Whaddaya know, two great consecutive 30 Rocks! Admittedly my view of "Gentleman's Intermission" may have been positively skewed by watching it immediately after The Office, but I thought this was a genuinely funny bit of television by any standard, largely for the same reason I enjoyed the last episode "Reaganing" so much: the writers' realization that Jack and Liz's relationship is by far the show greatest strength, arguably one of the best platonic male-female friendships in the history of television. Once again this episode explored how they complement each other, why Jack needs someone to mentor, why it must be Liz ("Lemon is above average. She's got just the right amount of DIHC for me — I hear it, and I don't care!") and why she needs his blustery guidance. Hell, I may have even been the tiniest bit touched.

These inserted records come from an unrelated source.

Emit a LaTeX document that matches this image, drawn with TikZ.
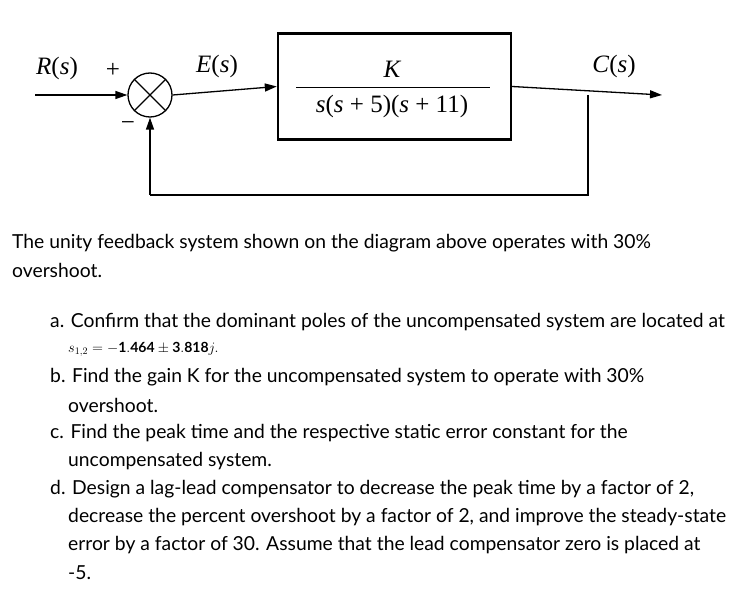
\documentclass[tikz,border=0pt]{standalone}
\usepackage{fontspec}
\setmainfont{Lato}
\newfontfamily\dserif{Liberation Serif}
\usetikzlibrary{arrows.meta}
\begin{document}
\begin{tikzpicture}[x=1pt,y=-1pt,
  sig/.style={line width=1.3pt,-{Triangle[length=12pt,width=8pt]}},
  wire/.style={line width=1.3pt},
  dlab/.style={font=\dserif\fontsize{25}{25}\selectfont},
  body/.style={anchor=west,font=\fontsize{19.3}{22}\selectfont,inner sep=0pt}]
\useasboundingbox (0,0) rectangle (756,599);
\coordinate (in) at (35,95);
\node[draw,circle,line width=1.3pt,minimum size=44pt,inner sep=0pt] (sum) at (150,95) {};
\draw[line width=1.3pt] (sum.north west)--(sum.south east) (sum.north east)--(sum.south west);
\node[draw,line width=2.4pt,minimum width=233pt,minimum height=106pt] (G) at (394.5,86.5) {};
\node[dlab] (num) at (392,69) {\itshape K};
\draw[line width=1pt] (296,88) -- (490,88);
\node[dlab] (den) at (392,106) {\textit{s}(\textit{s} + 5)(\textit{s} + 11)};
\coordinate (out) at (662,95);
\coordinate (tap) at (588,95);
\coordinate (c1) at (588,195);
\coordinate (c2) at (150,195);
\draw[sig] (in) -- (sum.west);
\draw[sig] (sum.east) -- (G.west);
\draw[sig] (G.east) -- (out);
\draw[wire] (tap) -- (c1) -- (c2);
\draw[sig] (c2) -- (sum.south);
\node[dlab] (R) at (57,68) {\textit{R}(\textit{s})};
\node[dlab] (plus) at (113,70) {+};
\node[dlab] (minus) at (128,126) {\textminus};
\node[dlab] (E) at (217,66) {\textit{E}(\textit{s})};
\node[dlab] (C) at (614,66) {\textit{C}(\textit{s})};
\node[body] (t1) at (12,243) {The unity feedback system shown on the diagram above operates with 30\%};
\node[body] (t2) at (12,270) {overshoot.};
\node[body] (a1) at (50,322) {a. Confirm that the dominant poles of the uncompensated system are located at};
\node[body,font=\fontsize{14}{16}\selectfont] (a2) at (68,349) {$s_{1,2}=\mathbf{-1.464\pm3.818}j.$};
\node[body] (b1) at (50,377) {b. Find the gain K for the uncompensated system to operate with 30\%};
\node[body] (b2) at (68,405) {overshoot.};
\node[body] (c1t) at (50,433) {c. Find the peak time and the respective static error constant for the};
\node[body] (c2t) at (68,461) {uncompensated system.};
\node[body] (d1) at (50,489) {d. Design a lag-lead compensator to decrease the peak time by a factor of 2,};
\node[body] (d2) at (68,517) {decrease the percent overshoot by a factor of 2, and improve the steady-state};
\node[body] (d3) at (68,545) {error by a factor of 30. Assume that the lead compensator zero is placed at};
\node[body] (d4) at (68,573) {-5.};
\end{tikzpicture}
\end{document}
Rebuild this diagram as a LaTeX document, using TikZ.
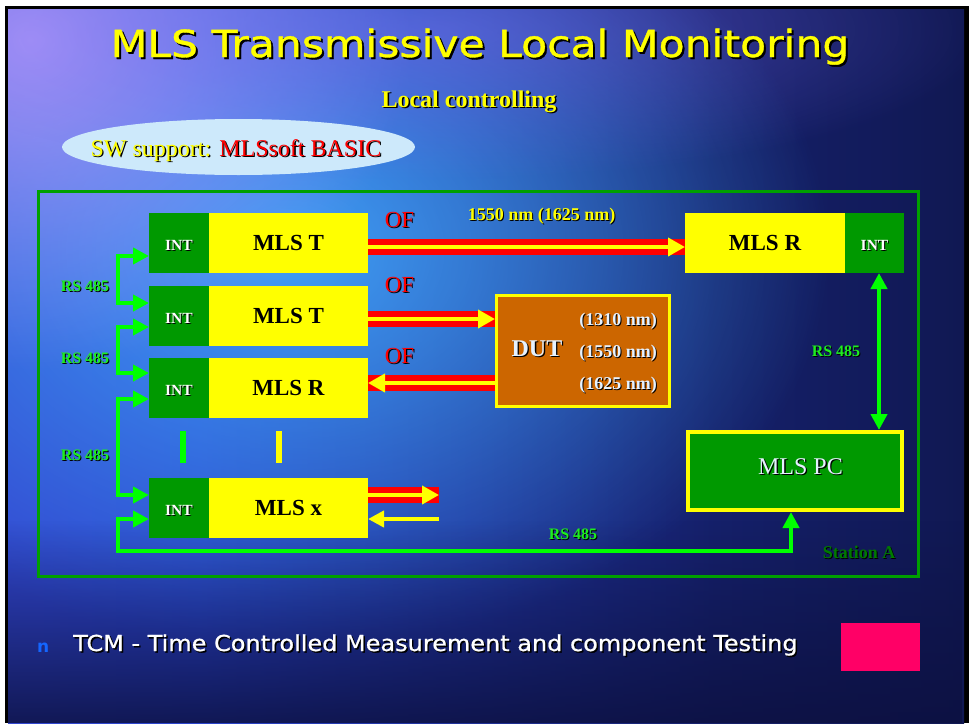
\documentclass[tikz,border=0pt]{standalone}
\usepackage{fontspec}
\setmainfont{Liberation Serif}
\newfontfamily\dejavu{DejaVu Sans}
\newfontfamily\bottomfnt[FakeStretch=1.09,FakeBold=0.8]{DejaVu Sans}
\newfontfamily\titlefnt[FakeStretch=1.14,FakeBold=1]{DejaVu Sans}
\usetikzlibrary{arrows.meta,fadings,shapes.geometric}

\definecolor{myellow}{HTML}{FFFF00}
\definecolor{intgreen}{HTML}{009900}
\definecolor{framegreen}{HTML}{00A000}
\definecolor{rsgreen}{HTML}{00FF00}
\definecolor{rstext}{HTML}{1EEE1E}
\definecolor{dutorange}{HTML}{CC6600}
\definecolor{fred}{HTML}{FF0000}
\definecolor{ellfill}{HTML}{CDE9FB}
\definecolor{ltxt}{HTML}{E6F2FF}
\definecolor{stgreen}{HTML}{007A00}
\definecolor{pinkbox}{HTML}{FF0066}
\definecolor{bulletblue}{HTML}{1466FF}
\definecolor{hA}{HTML}{4650DC}
\definecolor{hB}{HTML}{2A44CC}
\definecolor{hC}{HTML}{15206A}
\definecolor{hD}{HTML}{070926}
\definecolor{hiblue}{HTML}{44B0FF}
\definecolor{purpA}{HTML}{B098FA}
\definecolor{purpB}{HTML}{7C6CF0}
\definecolor{navy}{HTML}{0C1040}

\pgfdeclarehorizontalshading{bgh}{100bp}{color(0bp)=(hA); color(35bp)=(hB); color(62bp)=(hC); color(100bp)=(hD)}
\tikzfading[name=softfade, inner color=transparent!0, outer color=transparent!100]
\tikzfading[name=fadebottom, top color=transparent!100, bottom color=transparent!0]

\newcommand{\shd}[3][1.5pt]{\leavevmode\rlap{\hspace*{#1}\raisebox{-#1}{\color{black}#3}}{\color{#2}#3}}
\newcommand{\intt}{\smash{\raisebox{-7.5pt}{\shd[1pt]{white}{INT}}}}

\begin{document}
\begin{tikzpicture}[x=1pt,y=-1pt,
  every node/.style={inner sep=0pt},
  intbox/.style={fill=intgreen, minimum width=60pt, minimum height=60pt, outer sep=0pt,
                 font=\bfseries\fontsize{15.5}{16}\selectfont},
  mlsbox/.style={fill=myellow, minimum width=159pt, minimum height=60pt, outer sep=0pt,
                 font=\bfseries\fontsize{23}{24}\selectfont},
  oflbl/.style={anchor=base, font=\fontsize{23}{24}\selectfont},
  rslbl/.style={anchor=base, font=\bfseries\fontsize{16}{17}\selectfont},
  nmlbl/.style={anchor=base, font=\bfseries\fontsize{18}{19}\selectfont},
  fibred/.style={draw=fred, line width=16pt},
  fibyel/.style={draw=myellow, line width=4pt, arrows={-Triangle[length=17pt,width=18pt]}},
  thinyel/.style={draw=myellow, line width=4pt, arrows={-Triangle[length=16pt,width=16pt]}},
  rsline/.style={draw=rsgreen, line width=4pt},
  rsboth/.style={arrows={Triangle[length=16pt,width=16pt]-Triangle[length=16pt,width=16pt]}},
]
\useasboundingbox (0,0) rectangle (969,723);
% ---------- background ----------
\fill[white] (0,0) rectangle (969,723);
\fill[black] (5,6) rectangle (969,723);
\shade[shading=bgh] (8,9) rectangle (964,723);
\begin{scope}
  \clip (8,9) rectangle (964,723);
  \fill[hiblue, path fading=softfade, opacity=0.85] (290,250) ellipse [x radius=540, y radius=400];
  \fill[purpA, path fading=softfade, opacity=0.9] (30,40) ellipse [x radius=380, y radius=330];
  \fill[purpB, path fading=softfade, opacity=0.5] (430,30) ellipse [x radius=560, y radius=150];
  \fill[navy, path fading=fadebottom, opacity=0.85] (8,520) rectangle (964,723);
\end{scope}

% ---------- headings ----------
\node[anchor=base, font=\titlefnt\fontsize{37.3}{40}\selectfont] (title) at (480,57)
  {\shd[2pt]{myellow}{MLS Transmissive Local Monitoring}};
\node[anchor=base, font=\bfseries\fontsize{24}{26}\selectfont] (sub) at (469,107)
  {\shd[1.5pt]{myellow}{Local controlling}};
\node[ellipse, fill=ellfill, minimum width=353pt, minimum height=56pt] (swell) at (238.5,147) {};
\node[anchor=base, font=\fontsize{24}{26}\selectfont] (swtxt) at (236,156)
  {\shd[1.3pt]{myellow}{SW support: }\shd[1.3pt]{fred}{MLSsoft BASIC}};

% ---------- station frame ----------
\draw[framegreen, line width=3pt] (38,191) rectangle (918,576);

% ---------- left units ----------
\node[intbox, anchor=west] (i1) at (149,243) {\intt};
\node[mlsbox, anchor=west] (m1) at (i1.east) {MLS T};
\node[intbox, anchor=west] (i2) at (149,315.5) {\intt};
\node[mlsbox, anchor=west] (m2) at (i2.east) {MLS T};
\node[intbox, anchor=west] (i3) at (149,387.5) {\intt};
\node[mlsbox, anchor=west] (m3) at (i3.east) {MLS R};
\node[intbox, anchor=west] (ix) at (149,507.5) {\intt};
\node[mlsbox, anchor=west] (mx) at (ix.east) {MLS x};

% ---------- right unit ----------
\node[mlsbox, minimum width=160pt, anchor=west] (mr) at (685,243) {MLS R};
\node[intbox, minimum width=59pt, anchor=west] (ri) at (mr.east) {\intt};

% ---------- DUT ----------
\node[fill=dutorange, draw=myellow, line width=3pt, minimum width=173pt, minimum height=111pt] (dut) at (583,351) {};
\node[anchor=base, font=\bfseries\fontsize{24}{26}\selectfont] (dutname) at (537,356) {\shd[1.3pt]{ltxt}{DUT}};
\node[nmlbl] (nm1) at (618,325) {\shd[1.2pt]{ltxt}{(1310 nm)}};
\node[nmlbl] (nm2) at (618,357) {\shd[1.2pt]{ltxt}{(1550 nm)}};
\node[nmlbl] (nm3) at (618,389) {\shd[1.2pt]{ltxt}{(1625 nm)}};

% ---------- MLS PC ----------
\node[fill=intgreen, draw=myellow, line width=4pt, minimum width=214pt, minimum height=78pt,
      font=\fontsize{24}{26}\selectfont] (pc) at (795,471)
  {\hspace*{11pt}\smash{\raisebox{-3pt}{\shd[1.3pt]{ltxt}{MLS PC}}}};

% ---------- fibres ----------
\draw[fibred] ([yshift=-4pt]m1.east) -- ([yshift=-4pt]m1.east -| mr.west);
\draw[fibyel] ([yshift=-4pt]m1.east) -- ([yshift=-4pt]m1.east -| mr.west);
\draw[fibred] ([yshift=-3.5pt]m2.east) -- ([yshift=-3.5pt]m2.east -| dut.west);
\draw[fibyel] ([yshift=-3.5pt]m2.east) -- ([yshift=-3.5pt]m2.east -| dut.west);
\draw[fibred] ([yshift=4.5pt]m3.east -| dut.west) -- ([yshift=4.5pt]m3.east);
\draw[fibyel] ([yshift=4.5pt]m3.east -| dut.west) -- ([yshift=4.5pt]m3.east);
\coordinate (xout) at (439,495);
\coordinate (xin) at (439,519);
\draw[fibred] ([yshift=12.5pt]mx.east) -- (xout);
\draw[fibyel] ([yshift=12.5pt]mx.east) -- (xout);
\draw[thinyel] (xin) -- ([yshift=-11.5pt]mx.east);

\node[oflbl] (of1) at (399.5,227) {\shd[1.2pt]{fred}{OF}};
\node[oflbl] (of2) at (399.5,292) {\shd[1.2pt]{fred}{OF}};
\node[oflbl] (of3) at (399.5,363) {\shd[1.2pt]{fred}{OF}};
\node[nmlbl] (wl) at (541.5,220) {\shd[1.2pt]{myellow}{1550 nm (1625 nm)}};

% ---------- RS 485 bus ----------
\coordinate (bus1) at (118,280);
\coordinate (bus2) at (118,350);
\coordinate (bus3) at (118,450);
\coordinate (loopc) at (118,551);
\draw[rsline, rsboth] ([yshift=-13pt]i1.west) -| (bus1) |- ([yshift=12.5pt]i2.west);
\draw[rsline, rsboth] ([yshift=-11.5pt]i2.west) -| (bus2) |- ([yshift=14.5pt]i3.west);
\draw[rsline, rsboth] ([yshift=-11.5pt]i3.west) -| (bus3) |- ([yshift=12.5pt]ix.west);
\draw[rsline, rsboth] ([yshift=-11.5pt]ix.west) -| (loopc) -| ([xshift=-4pt]pc.south);
\draw[rsline, rsboth] ([xshift=4.5pt]ri.south) -- ([xshift=4.5pt]ri.south |- pc.north);

\node[rslbl] (rs1) at (85,291) {\shd[1pt]{rstext}{RS 485}};
\node[rslbl] (rs2) at (85,363) {\shd[1pt]{rstext}{RS 485}};
\node[rslbl] (rs3) at (85,460) {\shd[1pt]{rstext}{RS 485}};
\node[rslbl] (rs4) at (836,356) {\shd[1pt]{rstext}{RS 485}};
\node[rslbl] (rs5) at (573,539) {\shd[1pt]{rstext}{RS 485}};
\node[anchor=base, font=\bfseries\fontsize{18}{19}\selectfont] (sta) at (859,558) {\shd[1pt]{stgreen}{Station A}};

% ---------- continuation marks ----------
\draw[rsgreen, line width=5.5pt] (183,431) -- (183,463);
\draw[myellow, line width=5.5pt] (279,431) -- (279,463);

% ---------- bottom line ----------
\node[anchor=base west, font=\dejavu\bfseries\fontsize{17}{18}\selectfont, text=bulletblue] (bul) at (37,652) {n};
\node[anchor=base west, font=\bottomfnt\fontsize{22}{24}\selectfont] (tcm) at (73,651)
  {\shd[1.5pt]{white}{TCM - Time Controlled Measurement and component Testing}};
\fill[pinkbox] (841,623) rectangle (920,671);
\end{tikzpicture}
\end{document}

My only gripes about "Reaganing" were that it segregated Kenneth and Jenna into their own subplot and seemed to have no idea how to end Tracy's story, pitfalls which "Gentleman's Intermission" avoids entirely. Kenneth staging an attempted murder of a hero cat for Tracy to foil and become a double hero was beautifully absurd, and while I was initially cringing at Jenna's seemingly disconnected C-plot (which for the thousandth time shoehorned in a reason for Jane Krakowski to sing, as if it will one day become funny), it eventually collided with Tracy, Kenneth, and the hero cat in a wholly satisfying way. Not to mention that the hero cat was adorable, and you know how much I love a cute kitty.

All in all, kudos to Tina Fey; this was almost as enjoyable as Community. Keep it up, 30 Rock, you're on a roll!

Community, Season 2 Episode 7 — "Aerodynamics of Gender"

All the buzz I heard going into this latest Community was that it was a parody of Mean Girls with Abed and Hilary Duff vying for queen bee status of the Greendale cafeteria, so it was much to my surprise that the episode's true highlight (and by extension the highlight of last Thursday's NBC comedy block) was the B-plot I hadn't heard one word about, a beautifully absurd and non-sequitur parody of The Secret Garden starring Troy, Jeff, Pierce, a magical trampoline, and a white supremacist gardner. Every second of this subplot was hysterical, from Donald Glover sobbing and asking "why are you doing this?!" while double-bouncing Pierce, to Pierce's slow motion "faaaatthhherrrr" as he flew into the air, to the flashback of the swastika on the gardner's chest. I've seen this kind of elaborate parody on television before but never in live-action, once again cementing Community as not just a great sitcom but a great sitcom for people who love pop culture.

The A-plot was funny too, but not as completely successful as the trampoline tale. I enjoyed Abed's insults and eventual meltdown into an insulting Terminator who destroyed everyone in his path with bitchy putdowns, but the way it was going to unfold and end was pretty obvious halfway in. And while I appreciate that Community is pretty good about not letting their guest stars take over episodes, limiting people like Betty White and Tony Hale and Drew Carey to small supporting roles that take advantage of their exact comedic skillsets, Hilary Duff's role was so small and so nondescript that it could have been played by basically any pretty girl on earth. Wasn't quite sure I saw the point of paying her presumably larger salary. Nevertheless, a pretty good Community is still the funniest thing on TV all week.